特に重要なのは、元気なうちに譲渡先を検討することです。早めに動けば、選択肢は広がり、譲渡条件や理念継承の交渉にも十分な時間を確保できます。反対に、緊急事態に陥ってからでは、「売却せざるを得ない」状況になり、条件交渉どころではなくなります。早期の承継準備は、事務所だけでなく家族を守るための有効な手段です。
さらに、M&Aによる譲渡は、経済的な安定を家族にもたらします。譲渡対価を生活費や老後資金として活用できるだけでなく、将来への備えも整います。重要なのは、所長一人で進めるのではなく、家族にもメリットや意義をしっかりと伝え、納得感を持って一緒に進めていくことです。
M&Aは、単なる「売却」や「終わり」ではありません。これまで築いてきた事務所の価値や人間関係を、次世代へと確実に引き継ぐための手段です。信頼できる譲渡先を選べば、顧問先や職員はこれまでと変わらないサービスを受け続けられ、事務所の看板も形を変えながら息づいていきます。所長自身も、引継ぎ期間や顧問契約を通じて、無理なく関わりを続けられる場合が多くあります。

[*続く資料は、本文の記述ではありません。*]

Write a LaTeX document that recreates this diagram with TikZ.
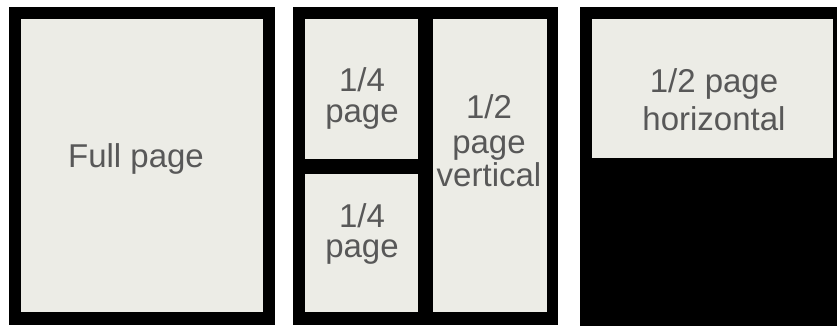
\documentclass[tikz,border=0pt]{standalone}
\usepackage{fontspec}
\setmainfont{Liberation Sans}
\definecolor{paper}{HTML}{ECECE6}
\definecolor{ink}{HTML}{585858}
\begin{document}
\begin{tikzpicture}[x=1pt,y=-1pt,
  frame/.style={fill=black},
  cell/.style={fill=paper},
  lbl/.style={anchor=base,inner sep=0pt,text=ink,font=\fontsize{33}{33}\selectfont}]
\useasboundingbox[fill=white] (0,0) rectangle (837,326);
% panel 1
\fill[frame] (9,7) rectangle (275,325);
\fill[cell] (21,19) rectangle (263,312);
\node[lbl] (full) at (136,167) {Full page};
% panel 2
\fill[frame] (293,7) rectangle (558,325);
\fill[cell] (305,19) rectangle (418,159);
\fill[cell] (305,174) rectangle (418,312);
\fill[cell] (433,19) rectangle (547,312);
\node[lbl] (q1a) at (362,92) {1/4};
\node[lbl] (q1b) at (362,123) {page};
\node[lbl] (q2a) at (362,227) {1/4};
\node[lbl] (q2b) at (362,257) {page};
\node[lbl] (va) at (489,118) {1/2};
\node[lbl] (vb) at (489,153) {page};
\node[lbl] (vc) at (489,186) {vertical};
% panel 3
\fill[frame] (580,7) rectangle (837,326);
\fill[cell] (592,19) rectangle (833,158);
\node[lbl] (ha) at (714,93) {1/2 page};
\node[lbl] (hb) at (714,130) {horizontal};
\end{tikzpicture}
\end{document}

家族にとっても、経済的安定や生活リズムを維持しながら、将来への備えを整えられるというメリットは大きいものです。大切なのは、家族の感情の変化を否定せず、疑問や不安をそのまま所長と共有すること。そして、なぜこの決断に至ったのか、その背景を理解することです。
M&Aは、事務所と家族の未来を守るための前向きな選択肢です。時間をかけて納得しながら歩調を合わせれば、「やってよかった」と思える日が必ず来ます。だからこそ、安心して話し合いを続け、家族全員が納得できる形で未来への一歩を踏み出しましょう。